3.39 The SEC has used its ability to bring an enforcement action under the anti-retaliation provision of the Dodd-Frank Act in the case of Paradigm Capital Management. The head trader of Paradigm Capital Management reported to the SEC that the company had engaged in prohibited principal transactions. After learning that he had done so, the firm engaged in retaliation by removing him from his head trader position, stripping him of his supervisory responsibilities and marginalizing him in other ways. The firm and its owner agreed to pay the SEC $2.2 million to settle the allegations including that of retaliation. This sends a strong message to market participants that retaliation against employees who report possible wrongdoing to the SEC will not be tolerated. Commenting on the case, Sean McKessy, chief of the SEC’s Office of the Whistleblower, stated: “For whistleblowers to come forward, they must feel assured that they’re protected from retaliation and the law is on their side should it occur”. It is important that the OSC demonstrate to employees that the OSC has their backs so that it makes the decision to report possible wrongdoing easier. FAIR Canada believes that the cap on any such penalty ordered by the OSC should be a penalty of up to $5 million rather than $1 million, as is suggested in the Consultation Paper. Moreover, it is important that penalties be assessed to send a strong message that this behaviour will not be tolerated rather than simply ordering a reprimand, or review and amendments to workplace policies and practices.
3.40 We agree that anti-retaliation provisions should be available to both individuals who report possible violations through their internal compliance reporting system and individuals who choose to report directly to the OSC. Whistleblowers should receive the same protection regardless of where they report the wrongdoing – to their employer or to the OSC or to another regulator.

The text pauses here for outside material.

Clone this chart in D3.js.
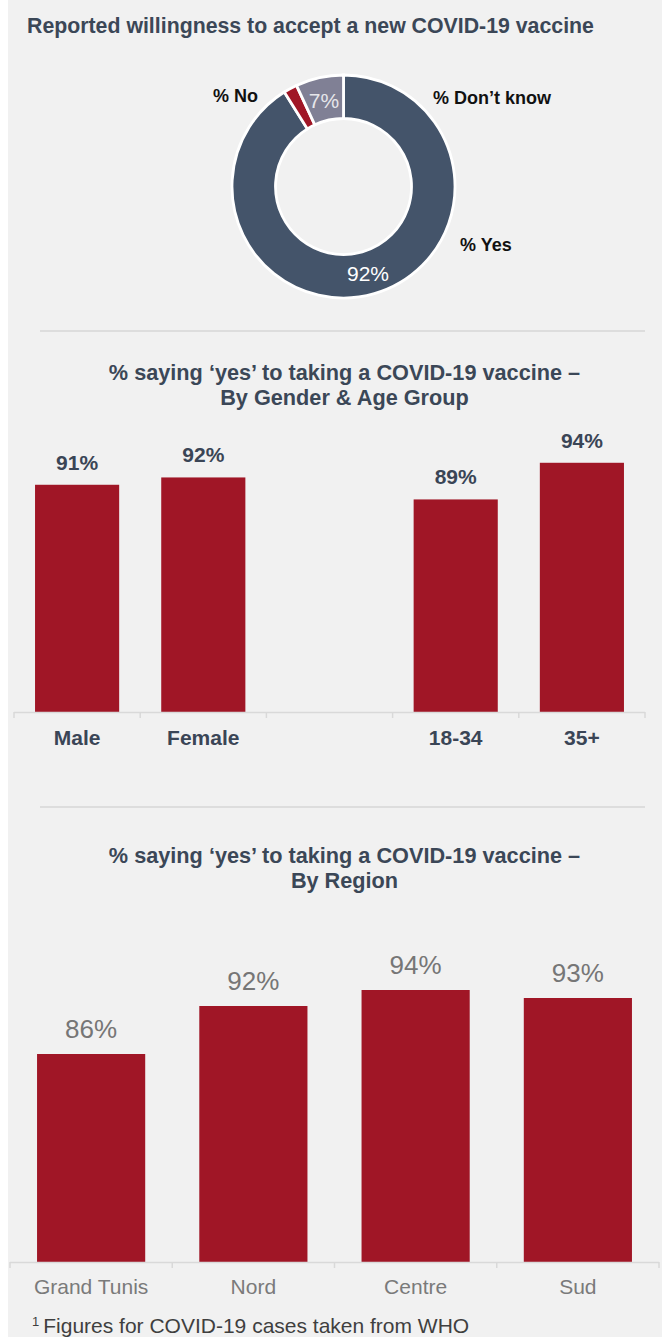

3.41 Making it explicit that the anti-retaliation provisions will be available to internal whistleblowers and those that report directly to the OSC or other regulators will result in the promotion of internal reporting. As noted by an academic on the subject, to exclude internal whistleblowers would “….likely have the effect of discouraging internal whistleblowers to decide to report internally since they now face limited recourse in the courts for retaliation, especially in light of the devastating repercussions that such individuals face when they report information.” 
3.42 It is important that the rules prevent companies from imposing confidentiality agreements on their employees or consultants with provisions that may impede whistleblowers from coming forward. It should be made unlawful for anyone to interfere with the whistleblower’s efforts to communicate possible wrongdoing to the Commission through threatening to enforce a confidentiality agreement.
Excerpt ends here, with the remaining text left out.